Robert Stillman – 10,000 Rivers (Orindal Records) (13th Floor Album Review)
If, like me, your brain is yet to kick fully into gear after the summer break then it’s in for a rude awakening when you encounter Robert Stillman’s 10,000 Rivers.
Stillman’s work is never straightforward or mainstream and he uses all of his many talents as a multi-instrumentalist, composer and music researcher and lecturer at Canterbury Christ Church University in the UK to create soundscapes that challenge traditional concepts of songwriting and music-making.

On 10,000 Rivers he leans into the improvisation and exploration of jazz fusing it artfully with pop music sounds of the 1970s and 80s, then envelops it all in a background of orchestration and contemporary classical music.
This is not mindless, mundane music.
Stillman describes the recording as an accidental concept album musing on the life of Steve Jobs, the guy who made Apple cool, after a voyage of discovery on the meanings of non-human intelligence and the drivers of Silicon Valley through various readings which led to the Walter Isaacson biography of Jobs, the catalyst for this album.
“10,000 Rivers points to an alternative narrative about a man who is tormented by the instability of his reality, so tries to invent his way out of it,” Stillman says in the release notes. “Ultimately, his tech designs become expressions of his will to replace the messy, disordered, temporary nature of the world with something that strives to be barely physical: streamlined, symmetrical, uncomplicated, and deathless.”
That statement alone should snap the cerebral cortexes to attention, focus the vision and prick up your ears!
The record opens softly with 10,000 Rivers (Jobs), simple chords on an electric piano that resurrects the pop feels of Gilbert O’Sullivan. Stillman’s reedy voice wavers on a two note melody that alternates between elevation finishing the first phrase to settling at the verse end delivering erudite commentary on Jobs’ being – You felt opposed to those you saw around you in your life, To all their souls you felt apart, How could you know that they’d become your fodder, When you whispered Into their slumbers?
Tom Herbert adds some liquid sonorous dimension with a fretless bass before the track peters out in hazy jumble of arpeggios, Stillman’s voice and ambient noise.
On Knowledge Is Free (Woz) Stillman borrows ELO’s rhythmic one-note piano riff with underlying click track drum, quickly breaking into a jazzy change of time signature and musical discipline. The track continues to oscilate schizophrenically between ordered and free. Free Knowledge is free, Who am I to decide, Where this magic resides? Stillman sings, alluding to Jobs’ creation of a tool so powerful as to contain all of human experience in the palm of a hand.

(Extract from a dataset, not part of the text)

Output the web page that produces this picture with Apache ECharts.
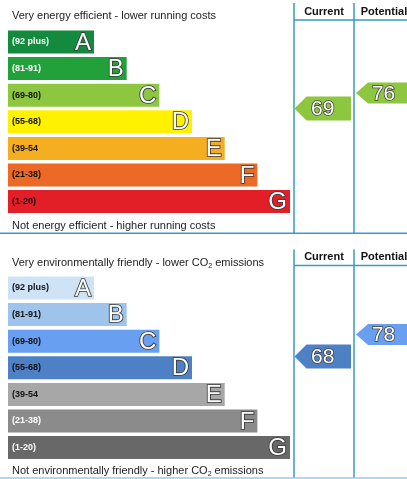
<!DOCTYPE html>
<html><head><meta charset="utf-8">
<script src="https://cdn.jsdelivr.net/npm/echarts@6.0.0/dist/echarts.min.js"></script>
<style>html,body{margin:0;padding:0;background:#fff}#c{width:407px;height:479px}</style>
</head><body><div id="c"></div>
<script>
// ---- data ----
const bandLetters = ['A', 'B', 'C', 'D', 'E', 'F', 'G'];
const bandRanges = ['(92 plus)', '(81-91)', '(69-80)', '(55-68)', '(39-54', '(21-38)', '(1-20)'];
const bandLower = [92, 81, 69, 55, 39, 21, 1];
const bandUpper = [100, 91, 80, 68, 54, 38, 20];
const bandRank = [1, 2, 3, 4, 5, 6, 7];
const columnLabels = ['Current', 'Potential'];
const energyValues = [69, 76];
const envValues = [68, 78];
const energyTexts = ['Very energy efficient - lower running costs', 'Not energy efficient - higher running costs'];
const envTexts = ['Very environmentally friendly - lower CO₂ emissions', 'Not environmentally friendly - higher CO₂ emissions'];

// ---- styles ----
const energyColors = ['#138a3e', '#22a03a', '#8dc63f', '#fff200', '#f6ae21', '#ec6a25', '#e21f26'];
const energyLabelColors = ['#fff', '#fff', '#111', '#111', '#111', '#111', '#111'];
const envColors = ['#cfe3f6', '#9fc4ec', '#689ff0', '#4e80c6', '#a7a7a7', '#8b8b8b', '#686868'];
const envLabelColors = ['#111', '#111', '#111', '#111', '#111', '#fff', '#fff'];
const FONT = '"Liberation Sans", Arial, sans-serif';
const LINE = '#3a9bc1';
const X_MIN = -1.633, X_MAX = 9;
const COL_W = 60;

function bandIndexOf(v) {
  for (let i = 0; i < bandLower.length; i++) if (v >= bandLower[i]) return i;
  return bandLower.length - 1;
}
function valuePos(v) {
  const i = bandIndexOf(v);
  return i - 0.5 + (bandUpper[i] + 1 - v) / (bandUpper[i] + 1 - bandLower[i]);
}

function bandSeries(axisIdx, colors, labelColors) {
  return {
    type: 'custom', xAxisIndex: axisIdx, yAxisIndex: axisIdx, silent: true,
    data: bandRank.map((r, i) => [r, i]),
    renderItem: (params, api) => {
      const i = params.dataIndex;
      const y = api.value(1);
      const end = api.coord([api.value(0), y]);
      const start = api.coord([X_MIN, y]);
      const h = api.size([0, 1])[1] * 0.865;
      return {
        type: 'group', children: [
          { type: 'rect', shape: { x: start[0], y: end[1] - h / 2, width: end[0] - start[0], height: h }, style: { fill: colors[i] } },
          { type: 'text', x: start[0] + 4, y: end[1], style: { text: bandRanges[i], fill: labelColors[i], fontFamily: FONT, fontWeight: 'bold', fontSize: 9, align: 'left', verticalAlign: 'middle' } },
          { type: 'text', x: end[0] - 3, y: end[1] + 1, style: { text: bandLetters[i], fill: '#fff', stroke: '#3a3a3a', lineWidth: 1.7, fontFamily: FONT, fontSize: 24, align: 'right', verticalAlign: 'middle' } }
        ]
      };
    }
  };
}

function arrowSeries(axisIdx, values, colors) {
  return {
    type: 'custom', xAxisIndex: axisIdx, yAxisIndex: axisIdx, silent: true,
    data: values.map((v, c) => [c, valuePos(v), v]),
    renderItem: (params, api) => {
      const c = api.value(0);
      const v = api.value(2);
      const p = api.coord([c, api.value(1)]);
      const bw = api.size([1, 0])[0];
      const left = p[0];
      const tip = left + (c === 0 ? 0.5 : 2);
      const right = left + bw - 3;
      const h = c === 0 ? 24 : 21;
      const cy = p[1];
      return {
        type: 'group', children: [
          { type: 'polygon', shape: { points: [[tip, cy], [tip + 12, cy - h / 2], [right, cy - h / 2], [right, cy + h / 2], [tip + 12, cy + h / 2]] }, style: { fill: colors[bandIndexOf(v)] } },
          { type: 'text', x: (tip + right) / 2, y: cy + 1, style: { text: String(v), fill: '#fff', stroke: '#444', lineWidth: 1.6, fontFamily: FONT, fontSize: 21, align: 'center', verticalAlign: 'middle' } }
        ]
      };
    }
  };
}

function richify(t) { return t.replace('₂', '{sub|2}'); }
function titleText(t, y) {
  return { type: 'text', x: 12, y: y, style: { text: richify(t), fill: '#222', fontFamily: FONT, fontSize: 11, verticalAlign: 'middle', align: 'left',
    rich: { sub: { fontSize: 7, fontFamily: FONT, fill: '#222', padding: [7, 0, 0, 0] } } } };
}
function hline(x1, x2, y, color) { return { type: 'line', shape: { x1: x1, y1: y, x2: x2, y2: y }, style: { stroke: color || LINE, lineWidth: 1.5 } }; }
function vline(x, y1, y2) { return { type: 'line', shape: { x1: x, y1: y1, x2: x, y2: y2 }, style: { stroke: LINE, lineWidth: 1.5 } }; }
function header(c, y) {
  return { type: 'text', x: 294 + COL_W * c + 30, y: y, style: { text: columnLabels[c], fill: '#111', fontFamily: FONT, fontWeight: 'bold', fontSize: 11, align: 'center', verticalAlign: 'middle' } };
}

const TOP1 = 28.7, TOP2 = 274.7, GH = 186.2, GW = (X_MAX - X_MIN) * 32.67;
const COLS_W = 407 - 294;
const grids = [
  { left: 8, top: TOP1, width: GW, height: GH },
  { left: 294, top: TOP1, width: COLS_W, height: GH },
  { left: 8, top: TOP2, width: GW, height: GH },
  { left: 294, top: TOP2, width: COLS_W, height: GH }
];
const xAxes = [0, 1, 2, 3].map(g => g % 2 === 0
  ? { type: 'value', gridIndex: g, min: X_MIN, max: X_MAX, show: false }
  : { type: 'value', gridIndex: g, min: 0, max: COLS_W / COL_W, show: false });
const yAxes = [0, 1, 2, 3].map(g => ({ type: 'value', gridIndex: g, min: -0.5, max: 6.5, inverse: true, show: false }));

const chart = echarts.init(document.getElementById('c'), null, { renderer: 'canvas' });
chart.setOption({
  animation: false,
  backgroundColor: '#fff',
  grid: grids, xAxis: xAxes, yAxis: yAxes,
  graphic: { elements: [
    titleText(energyTexts[0], 16), titleText(energyTexts[1], 226.3),
    titleText(envTexts[0], 262.5), titleText(envTexts[1], 470.6),
    vline(294, 3, 233.5), vline(354, 3, 233.5), hline(294, 407, 20), hline(0, 407, 233.3),
    vline(294, 249.5, 478), vline(354, 249.5, 478), hline(294, 407, 265.5), hline(0, 407, 478, '#8fcfe6'),
    header(0, 11.7), header(1, 11.7), header(0, 256.7), header(1, 256.7)
  ] },
  series: [
    bandSeries(0, energyColors, energyLabelColors),
    arrowSeries(1, energyValues, energyColors),
    bandSeries(2, envColors, envLabelColors),
    arrowSeries(3, envValues, envColors)
  ]
});
</script></body></html>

Elsewhere the music is the message with 2 of the 8 tracks being instrumental, but, nonetheless, part of the narrative.
The Zentrepreneur (Carrots), for example, evokes the ‘many little instruments’ music of The Art Ensemble of Chicago and, in particular, Lester Bowie’s meandering trumpet describing ‘the messy, disordered, temporary nature of the world’ that Jobs seeks to replace.
While The California Ideology (A Walking Meeting) sounds like a futuristic, repetitively calm background track to a documentary on web technology.
Penultimate track No Off is a soporific, sultry, soulful number that feels weightless and enlightened, a place where the mind can exist outside of the body, in the cloud. No off, Exist in perpetuity, No flesh, Just mind, Residing in a cloud Stillman croons.
This ambitious and challenging album finishes with To Be Loved by You (Kids), that starts with simple arpeggios (again) on a piano with that thin, piercing Stillman voice – And if I found the door to your heart, And I was sure the heart was there, too, Maybe then I’d know what it means, To be loved by you.
With just a hint of woodwind entering after a time, the song remains a simple and elegant lament to a person who was lost among the chaos, who attempted to create order within it, but, ultimately disappears in the noise of his own creation.
10,000 Rivers is not for everybody, but it should definitely be given a chance. It’s thoughtful, challenging and difficult, but it’s also musical, playful and serene.